**Extracted information:**
═══
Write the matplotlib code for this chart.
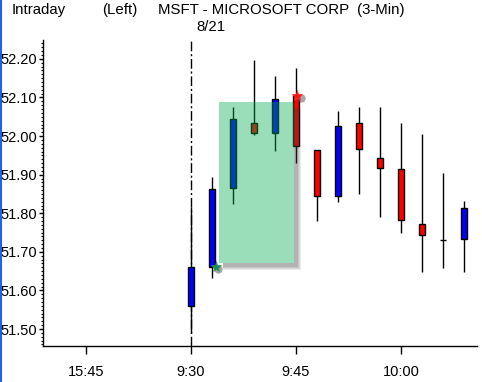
═══
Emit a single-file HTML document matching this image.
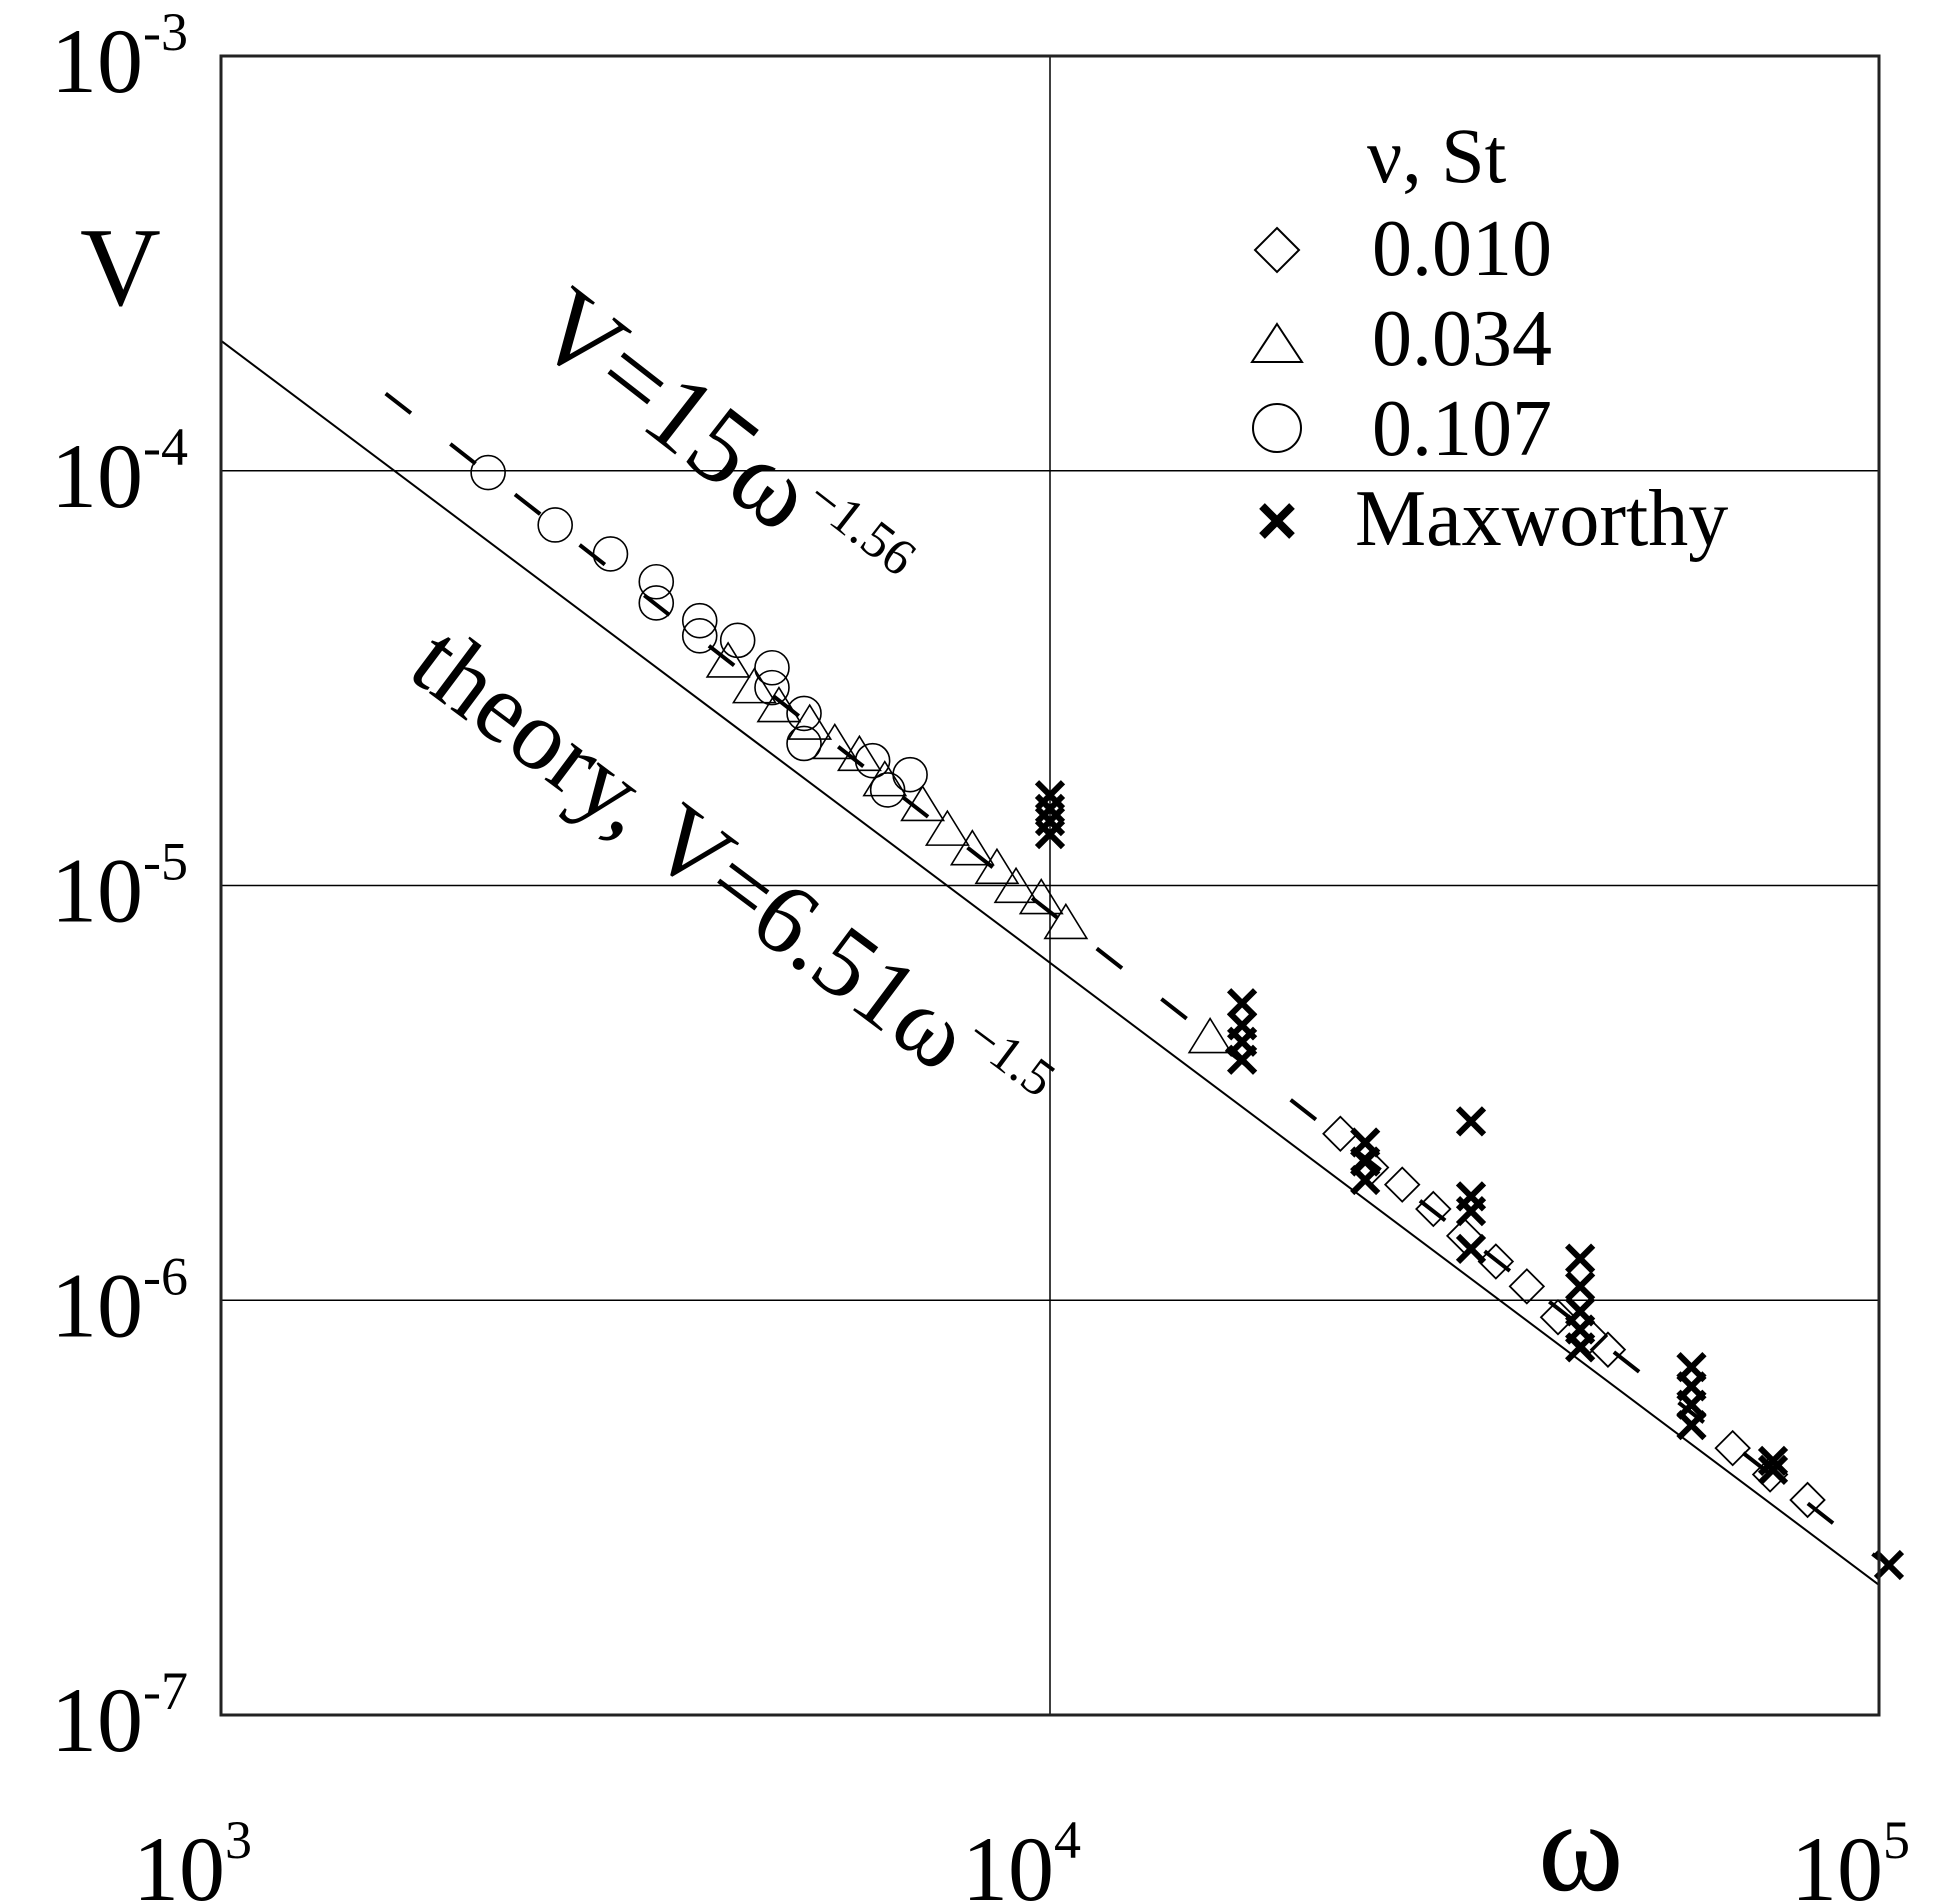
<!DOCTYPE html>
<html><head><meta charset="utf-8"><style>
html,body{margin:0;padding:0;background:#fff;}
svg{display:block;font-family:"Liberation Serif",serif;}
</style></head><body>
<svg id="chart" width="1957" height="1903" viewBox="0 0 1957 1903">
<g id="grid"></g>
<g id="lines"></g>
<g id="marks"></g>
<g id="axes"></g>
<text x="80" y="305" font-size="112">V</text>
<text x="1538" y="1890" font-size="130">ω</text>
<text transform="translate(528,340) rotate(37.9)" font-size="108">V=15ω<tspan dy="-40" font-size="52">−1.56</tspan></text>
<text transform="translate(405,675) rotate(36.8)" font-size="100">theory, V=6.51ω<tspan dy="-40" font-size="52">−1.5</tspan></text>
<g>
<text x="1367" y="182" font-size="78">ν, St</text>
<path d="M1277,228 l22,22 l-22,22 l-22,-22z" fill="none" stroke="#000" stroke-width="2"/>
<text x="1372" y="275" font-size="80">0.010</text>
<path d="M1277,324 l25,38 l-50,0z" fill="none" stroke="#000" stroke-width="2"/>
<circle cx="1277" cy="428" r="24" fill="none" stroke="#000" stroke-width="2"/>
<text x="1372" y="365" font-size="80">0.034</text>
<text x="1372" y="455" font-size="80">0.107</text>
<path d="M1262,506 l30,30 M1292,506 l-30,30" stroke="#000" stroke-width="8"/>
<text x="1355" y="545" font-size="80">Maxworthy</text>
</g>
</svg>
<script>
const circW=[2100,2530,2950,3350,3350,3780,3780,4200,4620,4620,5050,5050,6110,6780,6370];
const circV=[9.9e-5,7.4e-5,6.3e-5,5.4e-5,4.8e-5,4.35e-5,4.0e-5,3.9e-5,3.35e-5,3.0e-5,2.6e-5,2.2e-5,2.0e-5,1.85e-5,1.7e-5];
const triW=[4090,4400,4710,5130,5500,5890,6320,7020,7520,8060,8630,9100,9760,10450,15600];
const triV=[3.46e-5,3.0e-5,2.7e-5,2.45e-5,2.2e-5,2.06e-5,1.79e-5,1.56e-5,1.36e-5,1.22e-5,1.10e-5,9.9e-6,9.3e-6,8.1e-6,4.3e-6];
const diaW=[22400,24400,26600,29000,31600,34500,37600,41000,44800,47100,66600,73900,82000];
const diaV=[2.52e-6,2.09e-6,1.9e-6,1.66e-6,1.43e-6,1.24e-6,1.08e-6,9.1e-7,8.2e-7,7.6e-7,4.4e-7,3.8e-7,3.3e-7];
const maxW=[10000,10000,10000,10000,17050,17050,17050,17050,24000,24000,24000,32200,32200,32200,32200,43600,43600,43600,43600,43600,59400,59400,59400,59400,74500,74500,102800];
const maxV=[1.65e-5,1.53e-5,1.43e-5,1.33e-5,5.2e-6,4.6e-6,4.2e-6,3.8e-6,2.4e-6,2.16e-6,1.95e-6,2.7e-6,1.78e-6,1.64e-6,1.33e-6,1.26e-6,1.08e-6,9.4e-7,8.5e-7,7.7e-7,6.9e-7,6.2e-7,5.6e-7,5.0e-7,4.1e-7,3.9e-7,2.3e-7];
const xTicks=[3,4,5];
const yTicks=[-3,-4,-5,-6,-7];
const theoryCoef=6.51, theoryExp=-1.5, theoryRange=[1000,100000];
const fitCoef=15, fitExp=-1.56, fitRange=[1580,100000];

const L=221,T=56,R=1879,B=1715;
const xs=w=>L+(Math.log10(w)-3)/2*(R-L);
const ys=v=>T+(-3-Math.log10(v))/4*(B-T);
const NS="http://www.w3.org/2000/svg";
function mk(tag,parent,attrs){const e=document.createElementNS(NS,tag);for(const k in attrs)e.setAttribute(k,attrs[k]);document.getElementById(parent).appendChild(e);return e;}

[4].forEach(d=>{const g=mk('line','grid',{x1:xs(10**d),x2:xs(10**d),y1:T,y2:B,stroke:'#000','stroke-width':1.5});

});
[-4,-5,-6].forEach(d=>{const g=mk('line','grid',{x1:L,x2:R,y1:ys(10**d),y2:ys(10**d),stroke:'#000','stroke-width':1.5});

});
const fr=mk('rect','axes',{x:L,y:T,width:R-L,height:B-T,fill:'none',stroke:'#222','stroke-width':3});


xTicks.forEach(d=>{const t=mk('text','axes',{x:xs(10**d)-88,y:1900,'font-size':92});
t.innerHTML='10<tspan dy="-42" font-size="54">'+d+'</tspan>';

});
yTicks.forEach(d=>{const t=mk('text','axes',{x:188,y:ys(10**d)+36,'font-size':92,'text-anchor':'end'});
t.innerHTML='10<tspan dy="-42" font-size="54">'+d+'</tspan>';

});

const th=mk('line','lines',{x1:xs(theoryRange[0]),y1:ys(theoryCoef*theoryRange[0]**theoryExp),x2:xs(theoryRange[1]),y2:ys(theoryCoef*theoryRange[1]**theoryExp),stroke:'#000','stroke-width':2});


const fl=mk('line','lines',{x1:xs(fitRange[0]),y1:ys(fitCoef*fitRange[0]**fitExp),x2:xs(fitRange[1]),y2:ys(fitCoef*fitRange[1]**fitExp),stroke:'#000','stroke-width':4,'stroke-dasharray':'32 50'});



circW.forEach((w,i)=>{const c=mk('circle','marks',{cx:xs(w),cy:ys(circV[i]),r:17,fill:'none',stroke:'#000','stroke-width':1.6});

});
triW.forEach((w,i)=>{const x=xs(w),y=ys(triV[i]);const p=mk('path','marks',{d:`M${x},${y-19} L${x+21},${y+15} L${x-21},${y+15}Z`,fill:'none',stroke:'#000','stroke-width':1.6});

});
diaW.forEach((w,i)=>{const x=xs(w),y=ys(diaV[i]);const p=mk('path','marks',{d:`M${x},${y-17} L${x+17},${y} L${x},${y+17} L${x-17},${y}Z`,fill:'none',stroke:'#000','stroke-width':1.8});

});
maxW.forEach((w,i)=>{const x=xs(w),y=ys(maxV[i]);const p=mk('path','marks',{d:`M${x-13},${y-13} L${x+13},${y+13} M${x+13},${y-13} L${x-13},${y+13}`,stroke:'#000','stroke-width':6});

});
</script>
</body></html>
═══
**Problem details:**
Copy each line of the data that contains the word "document".

**Written answer:**
Emit a single-file HTML document matching this image.
function mk(tag,parent,attrs){const e=document.createElementNS(NS,tag);for(const k in attrs)e.setAttribute(k,attrs[k]);document.getElementById(parent).appendChild(e);return e;}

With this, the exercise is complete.